After a year of addressing difficult issues, delegates felt positive as they looked to the future.
In a morning meditation, Willard Metzger, chair of Mennonite Church Canada’s Christian Witness Council, reminded delegates that experiences in the desert do not mean we are outside the will of God.
“Thank God for the desert,” he said, referring to Israel’s exile. “Without the desert, we could not experience refinement, refocusing or God’s mercy.”
There were some inspiring moments during reports. John Melendez, pastor of Centro de Fe y Esperanza Iglesia Menonita (Faith and Hope Centre Mennonite Church), the newest church plant in east Vancouver, praised God for doors opening in the community.

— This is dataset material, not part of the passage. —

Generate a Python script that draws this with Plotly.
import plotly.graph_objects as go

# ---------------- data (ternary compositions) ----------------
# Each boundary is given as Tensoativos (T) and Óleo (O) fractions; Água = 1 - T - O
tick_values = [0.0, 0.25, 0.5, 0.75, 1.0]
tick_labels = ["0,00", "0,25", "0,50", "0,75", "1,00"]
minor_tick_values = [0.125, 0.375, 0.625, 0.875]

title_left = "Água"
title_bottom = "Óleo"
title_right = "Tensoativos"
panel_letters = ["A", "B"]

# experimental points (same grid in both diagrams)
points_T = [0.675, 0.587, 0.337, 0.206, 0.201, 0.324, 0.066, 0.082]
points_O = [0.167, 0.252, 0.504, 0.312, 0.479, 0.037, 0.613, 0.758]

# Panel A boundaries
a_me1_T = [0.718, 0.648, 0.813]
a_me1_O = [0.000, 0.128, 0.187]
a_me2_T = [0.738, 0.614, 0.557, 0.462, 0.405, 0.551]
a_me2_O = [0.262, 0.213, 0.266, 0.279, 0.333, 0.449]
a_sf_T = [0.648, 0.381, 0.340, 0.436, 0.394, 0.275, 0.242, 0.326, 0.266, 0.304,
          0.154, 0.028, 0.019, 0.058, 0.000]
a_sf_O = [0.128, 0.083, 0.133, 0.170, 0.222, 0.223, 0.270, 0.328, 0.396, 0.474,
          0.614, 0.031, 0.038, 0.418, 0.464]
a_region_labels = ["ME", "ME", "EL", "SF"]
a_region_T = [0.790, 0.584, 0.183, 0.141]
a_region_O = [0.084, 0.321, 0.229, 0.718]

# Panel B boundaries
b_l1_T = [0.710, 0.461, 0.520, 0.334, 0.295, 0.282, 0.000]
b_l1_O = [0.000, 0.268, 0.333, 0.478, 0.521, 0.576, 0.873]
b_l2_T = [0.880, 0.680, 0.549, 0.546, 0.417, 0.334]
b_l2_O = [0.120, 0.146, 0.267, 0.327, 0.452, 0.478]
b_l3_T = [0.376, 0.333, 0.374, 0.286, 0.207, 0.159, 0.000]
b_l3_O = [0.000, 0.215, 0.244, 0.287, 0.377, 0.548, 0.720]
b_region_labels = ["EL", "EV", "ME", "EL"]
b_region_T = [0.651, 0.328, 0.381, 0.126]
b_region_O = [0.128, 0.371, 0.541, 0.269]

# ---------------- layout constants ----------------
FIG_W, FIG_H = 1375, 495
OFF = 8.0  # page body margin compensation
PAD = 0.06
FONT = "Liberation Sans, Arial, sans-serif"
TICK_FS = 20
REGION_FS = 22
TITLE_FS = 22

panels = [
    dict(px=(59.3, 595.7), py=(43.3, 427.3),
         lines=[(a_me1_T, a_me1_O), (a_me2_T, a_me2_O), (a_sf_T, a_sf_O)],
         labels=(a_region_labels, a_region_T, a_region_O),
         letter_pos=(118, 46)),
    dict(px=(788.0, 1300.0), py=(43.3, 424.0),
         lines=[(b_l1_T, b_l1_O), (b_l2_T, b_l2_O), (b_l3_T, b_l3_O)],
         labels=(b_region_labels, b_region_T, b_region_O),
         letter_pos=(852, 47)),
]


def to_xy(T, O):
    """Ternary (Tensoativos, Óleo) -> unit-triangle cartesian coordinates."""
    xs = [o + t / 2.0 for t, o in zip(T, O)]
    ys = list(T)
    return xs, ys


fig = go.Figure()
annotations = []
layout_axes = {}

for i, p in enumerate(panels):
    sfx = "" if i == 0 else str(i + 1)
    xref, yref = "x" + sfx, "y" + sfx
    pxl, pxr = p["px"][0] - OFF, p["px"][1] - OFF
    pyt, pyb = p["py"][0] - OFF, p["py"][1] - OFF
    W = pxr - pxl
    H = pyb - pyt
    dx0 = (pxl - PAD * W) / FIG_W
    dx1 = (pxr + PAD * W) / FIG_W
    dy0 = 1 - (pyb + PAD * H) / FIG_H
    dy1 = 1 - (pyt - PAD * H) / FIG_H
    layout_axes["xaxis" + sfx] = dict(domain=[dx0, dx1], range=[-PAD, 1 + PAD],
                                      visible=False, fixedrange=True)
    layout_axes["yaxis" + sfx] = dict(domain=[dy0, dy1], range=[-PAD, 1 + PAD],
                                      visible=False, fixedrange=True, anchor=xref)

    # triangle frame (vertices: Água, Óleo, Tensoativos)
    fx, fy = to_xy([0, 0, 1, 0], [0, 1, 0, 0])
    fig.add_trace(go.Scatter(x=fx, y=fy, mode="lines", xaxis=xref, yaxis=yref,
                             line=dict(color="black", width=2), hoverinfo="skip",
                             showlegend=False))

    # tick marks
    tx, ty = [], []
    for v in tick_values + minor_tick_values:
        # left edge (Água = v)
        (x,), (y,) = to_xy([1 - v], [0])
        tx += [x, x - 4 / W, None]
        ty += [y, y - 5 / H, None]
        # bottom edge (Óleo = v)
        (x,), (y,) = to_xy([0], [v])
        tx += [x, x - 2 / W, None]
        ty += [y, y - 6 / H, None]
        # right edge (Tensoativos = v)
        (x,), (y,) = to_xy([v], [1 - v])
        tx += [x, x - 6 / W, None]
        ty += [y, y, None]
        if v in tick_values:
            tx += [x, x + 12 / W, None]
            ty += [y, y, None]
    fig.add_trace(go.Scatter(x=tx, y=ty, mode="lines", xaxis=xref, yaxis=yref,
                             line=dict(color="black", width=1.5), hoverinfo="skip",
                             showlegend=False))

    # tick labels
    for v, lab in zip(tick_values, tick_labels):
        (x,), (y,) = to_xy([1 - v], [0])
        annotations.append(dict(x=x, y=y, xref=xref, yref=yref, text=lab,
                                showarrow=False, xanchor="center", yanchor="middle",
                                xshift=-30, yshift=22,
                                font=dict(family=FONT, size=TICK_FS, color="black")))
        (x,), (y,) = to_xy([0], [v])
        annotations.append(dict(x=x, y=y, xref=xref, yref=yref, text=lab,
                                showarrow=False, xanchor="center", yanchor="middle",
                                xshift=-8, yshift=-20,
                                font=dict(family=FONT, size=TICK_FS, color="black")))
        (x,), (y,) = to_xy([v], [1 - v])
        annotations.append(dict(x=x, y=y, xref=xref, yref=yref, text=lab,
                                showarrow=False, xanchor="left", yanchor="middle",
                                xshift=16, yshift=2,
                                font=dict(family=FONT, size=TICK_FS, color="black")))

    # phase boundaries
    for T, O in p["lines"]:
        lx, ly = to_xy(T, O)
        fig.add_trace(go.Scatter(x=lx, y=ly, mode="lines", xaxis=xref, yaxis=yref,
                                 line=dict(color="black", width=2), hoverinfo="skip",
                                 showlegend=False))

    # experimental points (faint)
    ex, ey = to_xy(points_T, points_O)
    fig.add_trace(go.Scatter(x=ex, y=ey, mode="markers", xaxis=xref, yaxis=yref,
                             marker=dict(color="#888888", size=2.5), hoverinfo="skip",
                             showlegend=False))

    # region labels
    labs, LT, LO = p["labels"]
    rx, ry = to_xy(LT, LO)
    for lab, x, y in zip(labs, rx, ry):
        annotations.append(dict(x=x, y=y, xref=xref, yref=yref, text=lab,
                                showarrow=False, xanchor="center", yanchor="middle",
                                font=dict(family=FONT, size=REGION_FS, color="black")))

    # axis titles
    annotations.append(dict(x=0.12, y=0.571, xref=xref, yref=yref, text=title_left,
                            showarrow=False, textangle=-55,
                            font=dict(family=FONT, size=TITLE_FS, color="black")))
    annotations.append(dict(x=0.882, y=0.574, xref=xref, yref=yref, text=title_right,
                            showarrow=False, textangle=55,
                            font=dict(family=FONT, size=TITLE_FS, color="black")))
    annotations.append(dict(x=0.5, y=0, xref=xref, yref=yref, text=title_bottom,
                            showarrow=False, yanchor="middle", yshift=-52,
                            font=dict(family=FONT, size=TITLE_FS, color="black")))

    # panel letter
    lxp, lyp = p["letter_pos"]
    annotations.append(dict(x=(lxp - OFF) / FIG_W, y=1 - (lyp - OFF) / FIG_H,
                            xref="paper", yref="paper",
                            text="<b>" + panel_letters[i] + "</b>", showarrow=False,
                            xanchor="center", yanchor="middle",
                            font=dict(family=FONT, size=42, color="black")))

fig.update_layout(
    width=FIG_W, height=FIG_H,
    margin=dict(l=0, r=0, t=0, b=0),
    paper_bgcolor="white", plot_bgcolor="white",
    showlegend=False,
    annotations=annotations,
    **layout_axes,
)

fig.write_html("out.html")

Jorge Hoajaca, pastor of First United Spanish Mennonite Church, translated for him.
Hoajaca affirmed the process by which the congregation was launched—First United Spanish Mennonite, Peace Mennonite and Grace Chinese Mennonite partnered with the Evangelism and Church Development Committee to establish the church.
“We should continue to encourage this model, especially when resources are limited,” he said.

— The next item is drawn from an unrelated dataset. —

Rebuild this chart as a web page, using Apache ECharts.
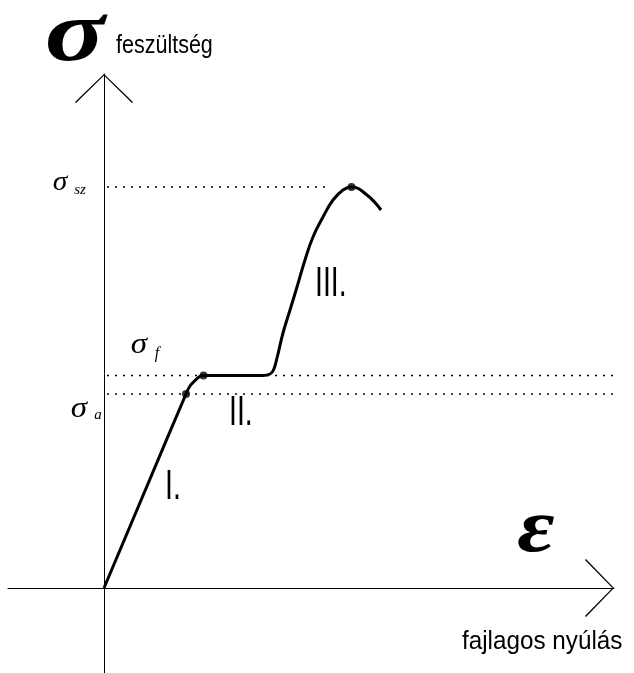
<!DOCTYPE html>
<html>
<head>
<meta charset="utf-8">
<script src="https://cdn.jsdelivr.net/npm/echarts@6/dist/echarts.min.js"></script>
<style>
  html, body { margin: 0; padding: 0; background: #fff; }
  #chart { width: 634px; height: 673px; }
</style>
</head>
<body>
<div id="chart"></div>
<script>
// Stress–strain curve of a ductile steel specimen (arbitrary units).
const strain = [0, 8.2, 8.6, 9.1, 9.5, 9.95, 15.9, 16.6, 16.95, 17.3, 17.9, 18.6, 19.3, 20.1, 20.9, 21.9, 22.9, 23.9, 24.75, 26.3, 27.7];
const stress = [0, 19.4, 20.2, 20.75, 21.1, 21.25, 21.25, 21.4, 21.8, 23.0, 25.5, 27.8, 30.1, 32.8, 35.1, 37.1, 38.8, 39.8, 40.1, 39.3, 37.8];

// Characteristic points on the curve: σa, σf, σsz
const keyPointIndex = [1, 5, 18];

// Dotted guides: stress level and where each guide stops along the strain axis
const guideLevels = [40.1, 21.25, 19.4];
const guideEnds = [22.3, 53, 53];
const guideStart = 0.3;

// Axis extents
const strainMin = -9.6, strainMax = 51;
const stressMin = -8.5, stressMax = 51.4;

const serif = "'Liberation Serif', 'Times New Roman', serif";
const sans = "'Liberation Sans', Arial, sans-serif";

// Open chevron arrowhead (pointing up in its own frame)
const chevron = 'path://M29 0 L58 28 L57 29 L29 1.6 L1 29 L0 28 Z';

const curve = strain.map((x, i) => [x, stress[i]]);
const keyPoints = keyPointIndex.map(i => [strain[i], stress[i]]);

const guideSeries = guideLevels.map((lvl, i) => ({
  type: 'line',
  data: [[guideStart, lvl], [guideEnds[i], lvl]],
  showSymbol: false,
  clip: false,
  silent: true,
  z: 1,
  lineStyle: { color: '#000', width: 1.3, type: [2, 6] }
}));

const axisCommon = {
  type: 'value',
  axisLine: {
    show: true,
    onZero: true,
    symbol: ['none', chevron],
    symbolSize: [58, 29],
    symbolOffset: [0, -14.5],
    lineStyle: { color: '#000', width: 1 }
  },
  axisTick: { show: false },
  axisLabel: { show: false },
  splitLine: { show: false }
};

// Text helper; sx squeezes or widens the glyphs horizontally
function txt(text, x, y, font, align, sx) {
  return {
    type: 'text', x, y, silent: true,
    scaleX: sx || 1,
    style: {
      text, font, fill: '#000',
      textAlign: align || 'center', align: align || 'center',
      textVerticalAlign: 'middle', verticalAlign: 'middle'
    }
  };
}

const chart = echarts.init(document.getElementById('chart'));
chart.setOption({
  animation: false,
  backgroundColor: '#fff',
  grid: { left: 8, right: 20, top: 74, bottom: 0, containLabel: false },
  xAxis: Object.assign({}, axisCommon, { min: strainMin, max: strainMax }),
  yAxis: Object.assign({}, axisCommon, { min: stressMin, max: stressMax }),
  series: guideSeries.concat([
    {
      type: 'line',
      data: curve,
      showSymbol: false,
      smooth: 0.45,
      z: 3,
      lineStyle: { color: '#000', width: 3 }
    },
    {
      type: 'scatter',
      data: keyPoints,
      symbol: 'circle',
      symbolSize: 8,
      z: 4,
      itemStyle: { color: '#000' }
    }
  ]),
  graphic: [
    txt('σ', 75, 38, 'italic bold 86px ' + serif, 'center', 1.3),
    txt('feszültség', 116, 46, '25px ' + sans, 'left', 0.86),
    txt('ε', 536, 531, 'italic bold 76px ' + serif, 'center', 1.2),
    txt('fajlagos nyúlás', 462, 642, '25px ' + sans, 'left', 0.97),
    txt('σ', 60, 183, 'italic 28px ' + serif, 'center', 1.05),
    txt('sz', 80, 190, 'italic 15px ' + serif),
    txt('σ', 139, 345, 'italic 30px ' + serif, 'center', 1.1),
    txt('f', 157, 354, 'italic 16px ' + serif),
    txt('σ', 79, 409, 'italic 30px ' + serif, 'center', 1.1),
    txt('a', 98, 415, 'italic 15px ' + serif),
    txt('I.', 165, 487, '42px ' + sans, 'left', 0.68),
    txt('II.', 229, 413, '42px ' + sans, 'left', 0.68),
    txt('III.', 315, 284, '42px ' + sans, 'left', 0.68)
  ]
});
</script>
</body>
</html>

The most poignant moment occurred when Helmut Isaak, pastor of Cedar Hills Mennonite Church, talked about the loss of his wife, Katie.
“When she died there was peace,” he said, choking back tears. “The room become a holy place and she gave us a great gift: she showed us how to die, to go to God when he calls.” Isaak thanked “the family of God that is the conference” for the many ways he was supported through her illness and death.

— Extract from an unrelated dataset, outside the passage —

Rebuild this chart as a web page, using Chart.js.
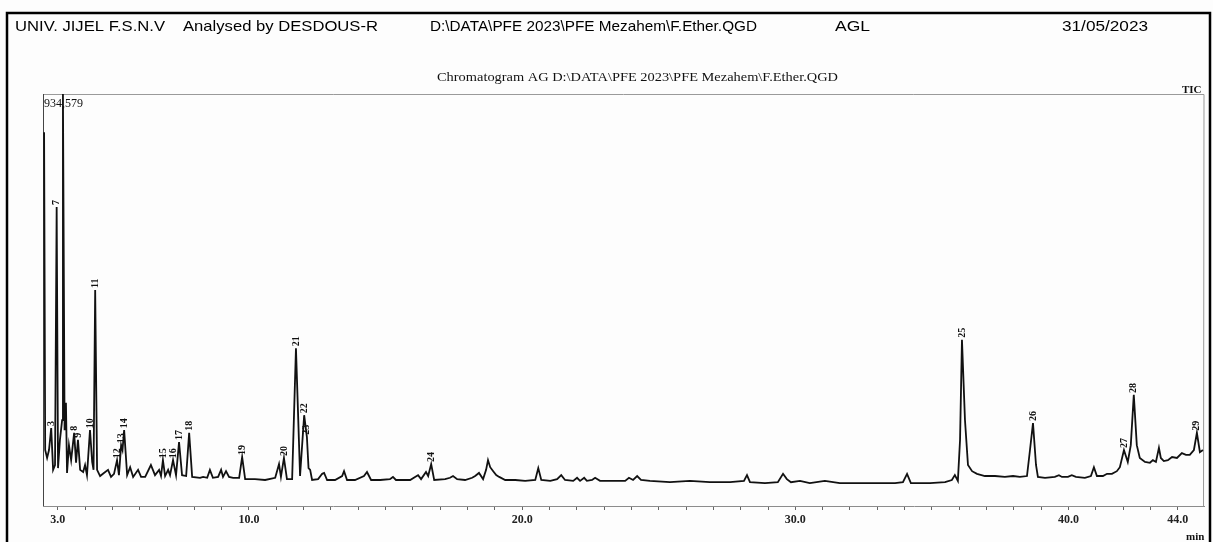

The financial report was the surprise of the day. Delegates were told they would not be voting on a 2005 budget. The executive committee had decided to move the annual sessions for 2005 from June to February, when a budget will be presented.
Some delegates questioned whether the executive could make such a decision without a constitutional change or at least a delegate vote. By the end of the day the matter had still not been clarified. Plans are to implement this decision, with a meeting in February.
Moderator Doug Epp reminded delegates that the past year has been “interesting.” Although it was a sometimes frustrating process, through it all God has been faithful.
During the past year, delegates met twice at special meetings and in four area meetings to discuss MC British Columbia’s relationship to MC Canada and issues around homosexuality.
At the March special delegate meeting, delegates agreed that an ad hoc committee would address concerns so that the executive committee could return to revisioning for the future of MC B.C. During the next 18 months, the ad hoc committee will plan workshops on homosexuality and governance, hold more listening meetings, and work with MC Canada staff on these issues.
A letter from MC Canada* was included in the delegate package. It acknowledged the proposed process and its willingness to participate fully to strengthen relations between MC British Columbia and MC Canada.
The rest of the afternoon was devoted to the proposed visioning and evaluation process drafted by the executive. It is anticipated that the process—which will include surveys, consultations with churches and individuals, the formation of a steering committee and the possible hiring of a facilitator—will be completed by 2006. The goal of the process is to have a clear and owned vision with “articulated and prioritized ministries.”
Although some called for a simpler process, delegates approved the proposal.
When Epp asked delegates what they had learned during the day, responses included the recognition that God calls the church to be faithful and that God is in the midst of healing and brokenness.
The day ended with prayer and a commissioning litany. There was a sense of hope for the continuing journey of MC British Columbia.